:: Data in this exercise ::
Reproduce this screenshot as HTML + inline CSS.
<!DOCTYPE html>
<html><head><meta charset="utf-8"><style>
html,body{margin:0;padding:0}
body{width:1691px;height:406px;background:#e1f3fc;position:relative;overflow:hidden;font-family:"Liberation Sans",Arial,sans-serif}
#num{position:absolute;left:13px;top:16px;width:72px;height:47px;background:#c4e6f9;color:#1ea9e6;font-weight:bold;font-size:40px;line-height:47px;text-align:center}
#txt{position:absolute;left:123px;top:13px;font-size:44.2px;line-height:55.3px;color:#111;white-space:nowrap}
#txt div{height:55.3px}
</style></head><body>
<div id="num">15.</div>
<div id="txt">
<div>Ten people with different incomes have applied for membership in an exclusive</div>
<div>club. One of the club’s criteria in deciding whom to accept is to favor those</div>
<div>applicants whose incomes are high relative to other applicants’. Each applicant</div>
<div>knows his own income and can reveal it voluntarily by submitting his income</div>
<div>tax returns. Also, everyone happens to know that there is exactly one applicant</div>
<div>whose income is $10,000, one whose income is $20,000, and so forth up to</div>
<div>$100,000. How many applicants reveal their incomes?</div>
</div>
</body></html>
--
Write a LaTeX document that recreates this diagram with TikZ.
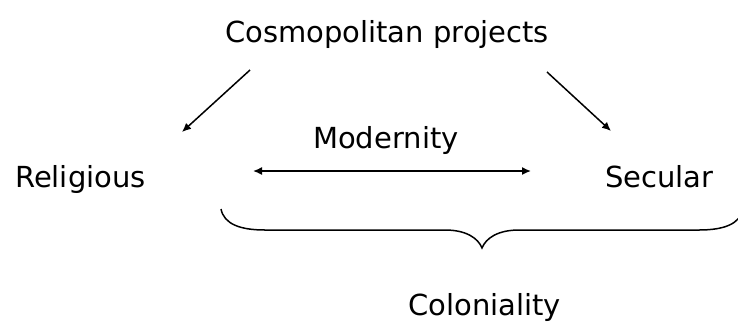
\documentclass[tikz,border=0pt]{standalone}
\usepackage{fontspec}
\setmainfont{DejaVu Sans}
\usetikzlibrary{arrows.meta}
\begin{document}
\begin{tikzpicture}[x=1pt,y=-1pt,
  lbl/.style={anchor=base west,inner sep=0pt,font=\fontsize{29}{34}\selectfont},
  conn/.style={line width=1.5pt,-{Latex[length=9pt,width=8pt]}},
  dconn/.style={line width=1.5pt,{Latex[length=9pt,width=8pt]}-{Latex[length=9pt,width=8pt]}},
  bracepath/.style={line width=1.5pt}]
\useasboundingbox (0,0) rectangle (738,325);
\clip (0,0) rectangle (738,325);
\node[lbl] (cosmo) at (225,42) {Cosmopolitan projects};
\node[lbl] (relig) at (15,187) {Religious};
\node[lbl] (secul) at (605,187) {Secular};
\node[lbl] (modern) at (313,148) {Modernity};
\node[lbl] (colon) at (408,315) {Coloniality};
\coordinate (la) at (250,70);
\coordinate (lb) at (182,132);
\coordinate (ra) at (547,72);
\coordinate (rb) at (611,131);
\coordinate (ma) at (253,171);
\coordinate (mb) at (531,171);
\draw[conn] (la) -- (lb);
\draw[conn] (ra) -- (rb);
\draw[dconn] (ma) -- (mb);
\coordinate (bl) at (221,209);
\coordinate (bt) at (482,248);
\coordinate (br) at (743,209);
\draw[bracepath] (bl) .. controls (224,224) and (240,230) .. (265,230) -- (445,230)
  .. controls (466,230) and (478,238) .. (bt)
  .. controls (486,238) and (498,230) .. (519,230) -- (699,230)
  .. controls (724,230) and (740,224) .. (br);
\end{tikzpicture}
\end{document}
* * *
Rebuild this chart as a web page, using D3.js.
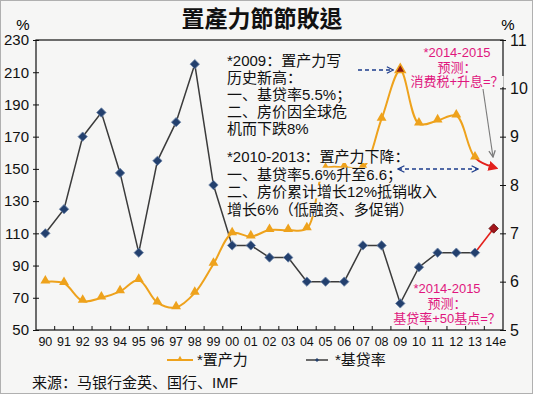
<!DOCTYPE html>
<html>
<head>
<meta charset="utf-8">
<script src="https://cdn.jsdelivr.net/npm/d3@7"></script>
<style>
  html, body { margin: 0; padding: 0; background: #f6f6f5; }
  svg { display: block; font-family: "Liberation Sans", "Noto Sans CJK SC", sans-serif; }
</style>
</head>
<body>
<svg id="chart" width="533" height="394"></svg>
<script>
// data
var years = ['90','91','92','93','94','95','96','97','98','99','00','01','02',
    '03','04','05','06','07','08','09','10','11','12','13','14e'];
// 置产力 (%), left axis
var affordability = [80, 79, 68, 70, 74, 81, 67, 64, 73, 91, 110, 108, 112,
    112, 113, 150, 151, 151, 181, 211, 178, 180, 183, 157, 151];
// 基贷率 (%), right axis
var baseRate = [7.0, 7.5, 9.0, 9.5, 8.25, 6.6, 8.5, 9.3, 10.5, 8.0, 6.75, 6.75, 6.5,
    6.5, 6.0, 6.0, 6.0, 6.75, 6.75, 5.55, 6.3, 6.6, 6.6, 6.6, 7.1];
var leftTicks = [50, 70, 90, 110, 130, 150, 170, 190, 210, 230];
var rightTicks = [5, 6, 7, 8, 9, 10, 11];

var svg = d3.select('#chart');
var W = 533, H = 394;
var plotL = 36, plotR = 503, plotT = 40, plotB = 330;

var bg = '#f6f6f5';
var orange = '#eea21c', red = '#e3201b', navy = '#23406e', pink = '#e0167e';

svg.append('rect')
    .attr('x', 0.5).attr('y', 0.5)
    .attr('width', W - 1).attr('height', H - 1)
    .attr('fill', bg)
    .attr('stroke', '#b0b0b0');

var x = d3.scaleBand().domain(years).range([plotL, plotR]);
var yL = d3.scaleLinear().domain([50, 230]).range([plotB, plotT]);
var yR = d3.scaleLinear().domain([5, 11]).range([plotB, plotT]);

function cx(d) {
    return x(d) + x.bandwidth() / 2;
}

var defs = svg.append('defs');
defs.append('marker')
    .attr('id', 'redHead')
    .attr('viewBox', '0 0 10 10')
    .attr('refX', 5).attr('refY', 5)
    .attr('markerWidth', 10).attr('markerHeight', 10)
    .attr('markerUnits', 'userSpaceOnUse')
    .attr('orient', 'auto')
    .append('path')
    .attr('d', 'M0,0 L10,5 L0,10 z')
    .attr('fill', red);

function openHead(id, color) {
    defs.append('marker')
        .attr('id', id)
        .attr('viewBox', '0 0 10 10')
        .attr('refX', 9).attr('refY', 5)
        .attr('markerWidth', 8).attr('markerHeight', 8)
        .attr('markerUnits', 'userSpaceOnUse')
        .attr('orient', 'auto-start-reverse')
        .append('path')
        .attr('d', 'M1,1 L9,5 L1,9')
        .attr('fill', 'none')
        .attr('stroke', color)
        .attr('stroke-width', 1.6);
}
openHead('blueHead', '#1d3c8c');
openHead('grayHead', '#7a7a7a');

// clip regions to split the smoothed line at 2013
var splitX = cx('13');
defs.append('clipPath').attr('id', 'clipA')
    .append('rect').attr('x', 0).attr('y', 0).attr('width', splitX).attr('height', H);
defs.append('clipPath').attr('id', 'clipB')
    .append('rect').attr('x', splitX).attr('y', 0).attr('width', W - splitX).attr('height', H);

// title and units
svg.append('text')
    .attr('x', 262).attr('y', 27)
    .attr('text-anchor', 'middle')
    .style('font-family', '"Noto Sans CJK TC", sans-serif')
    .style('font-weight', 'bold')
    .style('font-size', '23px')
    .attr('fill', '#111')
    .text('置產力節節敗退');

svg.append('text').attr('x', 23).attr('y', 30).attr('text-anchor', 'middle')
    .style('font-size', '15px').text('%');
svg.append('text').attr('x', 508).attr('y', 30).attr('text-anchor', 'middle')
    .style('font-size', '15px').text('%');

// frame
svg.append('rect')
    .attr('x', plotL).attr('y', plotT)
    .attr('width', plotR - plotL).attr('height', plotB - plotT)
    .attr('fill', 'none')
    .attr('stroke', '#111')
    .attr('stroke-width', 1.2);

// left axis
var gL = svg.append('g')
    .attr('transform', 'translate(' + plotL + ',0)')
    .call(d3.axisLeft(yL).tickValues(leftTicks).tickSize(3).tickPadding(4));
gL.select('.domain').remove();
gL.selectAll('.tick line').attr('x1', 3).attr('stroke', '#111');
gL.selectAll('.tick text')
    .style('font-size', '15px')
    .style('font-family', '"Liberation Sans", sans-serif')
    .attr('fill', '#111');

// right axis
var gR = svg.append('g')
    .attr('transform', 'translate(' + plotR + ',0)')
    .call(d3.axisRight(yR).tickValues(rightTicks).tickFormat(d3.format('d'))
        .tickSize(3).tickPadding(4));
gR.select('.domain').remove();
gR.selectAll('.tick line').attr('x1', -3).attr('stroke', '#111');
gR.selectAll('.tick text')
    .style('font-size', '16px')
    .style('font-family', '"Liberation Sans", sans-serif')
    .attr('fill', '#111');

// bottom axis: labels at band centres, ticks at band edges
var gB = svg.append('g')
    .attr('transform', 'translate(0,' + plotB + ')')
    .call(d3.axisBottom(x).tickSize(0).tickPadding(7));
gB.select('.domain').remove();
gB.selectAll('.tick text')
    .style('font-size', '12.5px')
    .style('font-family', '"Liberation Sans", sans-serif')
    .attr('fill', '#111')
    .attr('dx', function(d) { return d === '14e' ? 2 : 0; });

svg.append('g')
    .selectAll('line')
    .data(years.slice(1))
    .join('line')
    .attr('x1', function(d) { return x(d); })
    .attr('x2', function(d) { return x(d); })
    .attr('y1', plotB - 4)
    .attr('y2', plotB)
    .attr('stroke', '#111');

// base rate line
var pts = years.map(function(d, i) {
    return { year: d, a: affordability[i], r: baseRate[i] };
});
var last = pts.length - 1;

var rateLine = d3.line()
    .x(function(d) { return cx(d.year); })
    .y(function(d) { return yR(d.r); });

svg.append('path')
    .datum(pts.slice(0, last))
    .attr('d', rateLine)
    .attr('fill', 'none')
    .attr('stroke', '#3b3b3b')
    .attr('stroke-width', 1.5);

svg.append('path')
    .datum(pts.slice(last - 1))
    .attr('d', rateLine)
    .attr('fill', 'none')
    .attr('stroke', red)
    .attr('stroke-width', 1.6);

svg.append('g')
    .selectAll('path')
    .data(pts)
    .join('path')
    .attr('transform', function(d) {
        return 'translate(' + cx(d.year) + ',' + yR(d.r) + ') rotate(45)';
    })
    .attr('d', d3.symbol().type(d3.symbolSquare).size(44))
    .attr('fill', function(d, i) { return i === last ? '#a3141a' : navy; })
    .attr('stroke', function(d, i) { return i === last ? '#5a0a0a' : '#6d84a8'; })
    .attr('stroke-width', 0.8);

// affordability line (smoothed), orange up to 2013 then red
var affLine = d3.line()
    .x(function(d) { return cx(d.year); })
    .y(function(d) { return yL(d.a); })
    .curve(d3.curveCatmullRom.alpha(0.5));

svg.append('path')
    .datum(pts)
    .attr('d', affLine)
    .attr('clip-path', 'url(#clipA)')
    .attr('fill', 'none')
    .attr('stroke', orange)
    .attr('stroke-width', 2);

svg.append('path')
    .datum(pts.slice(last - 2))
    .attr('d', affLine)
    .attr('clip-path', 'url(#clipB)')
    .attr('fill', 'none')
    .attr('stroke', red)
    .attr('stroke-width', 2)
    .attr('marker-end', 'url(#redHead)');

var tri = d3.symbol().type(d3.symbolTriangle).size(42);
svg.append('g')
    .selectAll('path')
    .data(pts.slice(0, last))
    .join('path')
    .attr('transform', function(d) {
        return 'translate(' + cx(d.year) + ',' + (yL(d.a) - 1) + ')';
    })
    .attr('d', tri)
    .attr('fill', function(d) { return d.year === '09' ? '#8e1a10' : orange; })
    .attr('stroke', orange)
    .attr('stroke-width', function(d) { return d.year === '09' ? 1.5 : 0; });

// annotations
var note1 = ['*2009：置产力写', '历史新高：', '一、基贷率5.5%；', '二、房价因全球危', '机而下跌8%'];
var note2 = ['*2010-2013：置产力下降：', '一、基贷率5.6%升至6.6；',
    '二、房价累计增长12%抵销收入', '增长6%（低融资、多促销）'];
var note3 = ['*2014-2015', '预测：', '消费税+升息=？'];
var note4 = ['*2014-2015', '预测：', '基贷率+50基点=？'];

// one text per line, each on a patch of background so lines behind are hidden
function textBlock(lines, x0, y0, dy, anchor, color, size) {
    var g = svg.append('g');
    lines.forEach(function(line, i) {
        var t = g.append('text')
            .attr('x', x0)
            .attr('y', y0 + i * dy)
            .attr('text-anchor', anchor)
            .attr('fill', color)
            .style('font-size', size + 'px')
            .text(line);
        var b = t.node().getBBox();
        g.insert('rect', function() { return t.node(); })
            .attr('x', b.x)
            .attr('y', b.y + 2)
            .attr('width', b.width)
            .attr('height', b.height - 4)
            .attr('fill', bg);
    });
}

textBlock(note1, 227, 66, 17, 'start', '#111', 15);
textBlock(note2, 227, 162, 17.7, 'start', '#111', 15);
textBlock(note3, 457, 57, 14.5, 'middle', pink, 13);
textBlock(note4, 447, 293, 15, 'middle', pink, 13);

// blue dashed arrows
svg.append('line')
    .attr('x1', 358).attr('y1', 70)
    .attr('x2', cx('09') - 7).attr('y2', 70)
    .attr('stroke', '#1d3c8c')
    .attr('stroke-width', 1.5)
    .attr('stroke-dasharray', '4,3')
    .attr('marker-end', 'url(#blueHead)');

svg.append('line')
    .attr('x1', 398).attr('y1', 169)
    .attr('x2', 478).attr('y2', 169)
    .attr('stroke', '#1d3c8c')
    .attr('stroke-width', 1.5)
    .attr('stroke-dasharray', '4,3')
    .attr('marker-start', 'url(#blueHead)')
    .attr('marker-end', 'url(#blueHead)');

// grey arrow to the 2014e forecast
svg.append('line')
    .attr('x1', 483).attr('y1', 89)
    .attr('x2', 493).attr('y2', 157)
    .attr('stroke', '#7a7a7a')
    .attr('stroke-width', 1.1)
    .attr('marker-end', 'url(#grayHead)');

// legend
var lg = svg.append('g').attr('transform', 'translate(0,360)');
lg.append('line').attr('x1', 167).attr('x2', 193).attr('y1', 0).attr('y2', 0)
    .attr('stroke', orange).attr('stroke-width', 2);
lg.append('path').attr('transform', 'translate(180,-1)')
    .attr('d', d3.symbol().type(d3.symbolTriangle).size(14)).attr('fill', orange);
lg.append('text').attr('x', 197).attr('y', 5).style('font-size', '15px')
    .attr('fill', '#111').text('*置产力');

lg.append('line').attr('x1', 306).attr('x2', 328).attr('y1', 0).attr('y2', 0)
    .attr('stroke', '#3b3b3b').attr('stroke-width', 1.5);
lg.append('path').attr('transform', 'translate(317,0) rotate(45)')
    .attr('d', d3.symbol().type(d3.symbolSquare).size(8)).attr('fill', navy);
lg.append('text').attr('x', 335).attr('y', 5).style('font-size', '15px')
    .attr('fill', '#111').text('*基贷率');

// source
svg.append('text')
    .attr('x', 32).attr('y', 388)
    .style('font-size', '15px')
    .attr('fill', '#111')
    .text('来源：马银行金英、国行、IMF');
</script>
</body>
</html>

:: What you need to do ::
From the data, list each line in which the string "that" appears.

:: Response ::
<div>tax returns. Also, everyone happens to know that there is exactly one applicant</div>
Write a LaTeX document that recreates this diagram with TikZ.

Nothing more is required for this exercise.